El
terrorismo es la plaga de nuestro tiempo (bueno, es una de ellas, pero la que
más miedo provoca). Y el terrorismo árabe es la cepa más virulenta y mortífera
de esta plaga. ¿Tendrá algo que ver la religión de los terroristas con la
mortandad de las cepas de terror que cultivan? Sería un asunto digno de la
mayor consideración. El catolicismo ha dado terroristas como los del IRA y los
de ETA, organización esta última que a pesar de autoproclamarse marxistas, se
gestó en un seminario. Son terroristas urbanos, nacen por motivos concretos,
normalmente vinculados con reivindicaciones nacionalistas y con el tiempo, y
gracias a esfuerzos de la policía y al desencuentro con la población a la que
dicen representar, se debilitan y eventualmente mueren. Pero no hay que fiarse.
El budismo no produce terroristas.
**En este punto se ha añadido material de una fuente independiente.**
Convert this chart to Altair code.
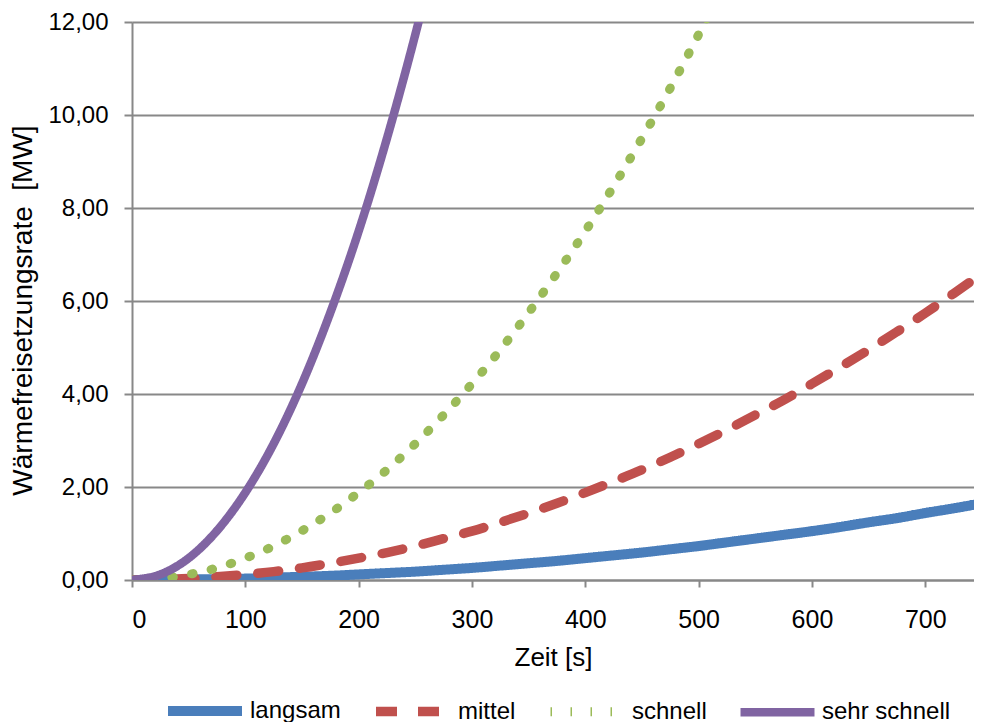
import altair as alt
import pandas as pd

# Zeit [s]
zeit = [0, 25, 50, 75, 100, 125, 150, 175, 200, 225, 250, 275, 300, 325, 350, 375,
        400, 425, 450, 475, 500, 525, 550, 575, 600, 625, 650, 675, 700, 725, 750]

# Wärmefreisetzungsrate [MW]
langsam = [0.00, 0.00, 0.01, 0.02, 0.03, 0.05, 0.07, 0.09, 0.12, 0.15, 0.18, 0.22, 0.26,
           0.31, 0.36, 0.41, 0.47, 0.53, 0.59, 0.66, 0.73, 0.81, 0.89, 0.97, 1.05, 1.14,
           1.24, 1.33, 1.44, 1.54, 1.65]
mittel = [0.00, 0.01, 0.03, 0.07, 0.12, 0.18, 0.26, 0.36, 0.47, 0.59, 0.73, 0.89, 1.05,
          1.24, 1.44, 1.65, 1.88, 2.12, 2.37, 2.64, 2.93, 3.23, 3.55, 3.87, 4.22, 4.58,
          4.95, 5.34, 5.74, 6.16, 6.59]
schnell = [0.00, 0.03, 0.12, 0.26, 0.47, 0.73, 1.06, 1.44, 1.88, 2.37, 2.93, 3.55, 4.22,
           4.95, 5.75, 6.60, 7.50, 8.47, 9.50, 10.58, 11.73, 12.93]
sehr_schnell = [0.00, 0.12, 0.47, 1.06, 1.88, 2.93, 4.22, 5.75, 7.50, 9.50, 11.73, 14.19]

serien = ["langsam", "mittel", "schnell", "sehr schnell"]
farben = ["#4A7EBB", "#C0504D", "#9BBB59", "#8064A2"]
striche = [[1, 0], [21, 21], [1.5, 18.5], [1, 0]]
breiten = [10, 8.5, 8.5, 5]

rows = []
for name, vals in zip(serien, [langsam, mittel, schnell, sehr_schnell]):
    for t, v in zip(zeit, vals):
        rows.append({"Zeit": t, "Wert": v, "Serie": name})
df = pd.DataFrame(rows)

FONT = "Liberation Sans"

x_enc = alt.X("Zeit:Q", scale=alt.Scale(domain=[0, 743], nice=False, zero=True),
              axis=alt.Axis(title="Zeit [s]", values=[0, 100, 200, 300, 400, 500, 600, 700],
                            grid=False, domainColor="#888888", domainWidth=2,
                            tickColor="#888888", tickWidth=2, tickSize=7,
                            labelFont=FONT, labelFontSize=25, labelColor="black",
                            labelPadding=20, titleFont=FONT, titleFontSize=26,
                            titleFontWeight="normal", titleColor="black", titlePadding=12))
y_enc = alt.Y("Wert:Q", scale=alt.Scale(domain=[0, 12], nice=False),
              axis=alt.Axis(title="Wärmefreisetzungsrate \u00a0[MW]", values=[0, 2, 4, 6, 8, 10, 12],
                            labelExpr="replace(format(datum.value, '.2f'), '.', ',')",
                            grid=True, gridColor="#888888", gridWidth=2,
                            domainColor="#888888", domainWidth=2,
                            tickColor="#888888", tickWidth=2, tickSize=8,
                            labelFont=FONT, labelFontSize=24, labelColor="black",
                            labelPadding=16, titleFont=FONT, titleFontSize=28,
                            titleFontWeight="normal", titleColor="black",
                            titleX=-109, titleY=288, titleBaseline="middle", titleAngle=270,
                            titleAlign="center"))

leg = alt.Legend(
    title=None, orient="none", legendX=31, legendY=647, direction="horizontal",
    symbolType="stroke", symbolSize=5476, labelFont=FONT, labelFontSize=24,
    labelColor="black", columnPadding=16, labelOffset=3, padding=0,
)

chart = alt.Chart(df).mark_line(
    strokeCap="round", strokeJoin="round", clip=True, interpolate="monotone"
).encode(
    x=x_enc,
    y=y_enc,
    color=alt.Color("Serie:N", scale=alt.Scale(domain=serien, range=farben), legend=leg),
    strokeDash=alt.StrokeDash("Serie:N", scale=alt.Scale(domain=serien, range=striche), legend=leg),
    strokeWidth=alt.StrokeWidth("Serie:N", scale=alt.Scale(domain=serien, range=breiten), legend=leg),
).properties(
    width=842, height=558,
    autosize=alt.AutoSizeParams(type="none"),
    padding={"left": 124, "top": 14, "right": 0, "bottom": 142},
).configure_view(stroke=None).configure(background="white")

chart.save("out.html", embed_options={"renderer": "svg", "actions": False})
Ni ciertas sectas puritanas anglocristianas,
hasta ahora. El islamismo surgió con fuerza a mediados del siglo pasado,
jaleado y subvencionado por países como Libia, pero fue degenerando hasta
alcanzar su clímax en el momento que encontraron el enemigo perfecto: Israel.
Israel (y por extensión su protector, los EE.UU.) logró aglutinar todos los
odios de los árabes y fomentar el terrorismo más salvaje que hayan conocido los
tiempos modernos y cuyo paradigma es la autoinmolación. Para lavar los cerebros
de estas bombas andantes se utiliza el narcótico de la religión, en concreto la
musulmana, y proporciona tan buenos resultados que se tiende a creer que sólo
esa religión puede producir tales efectos. Pero no es así. El cristianismo ha
dado mártires semejantes, aunque no llevasen prendidos explosivos en la
cintura. Y todos los movimientos revolucionarios, incluidos los de corte
marxista, sin religión, han producido bombas andantes. El caso más reciente lo
tuvimos en el movimiento peruano Sendero Luminoso. No es la religión, es la
juventud del sujeto, edad proclive al sacrificio, y el fanatismo de los
programadores de cerebros intonsos. Cualquier fanatismo sirve. Elija el suyo.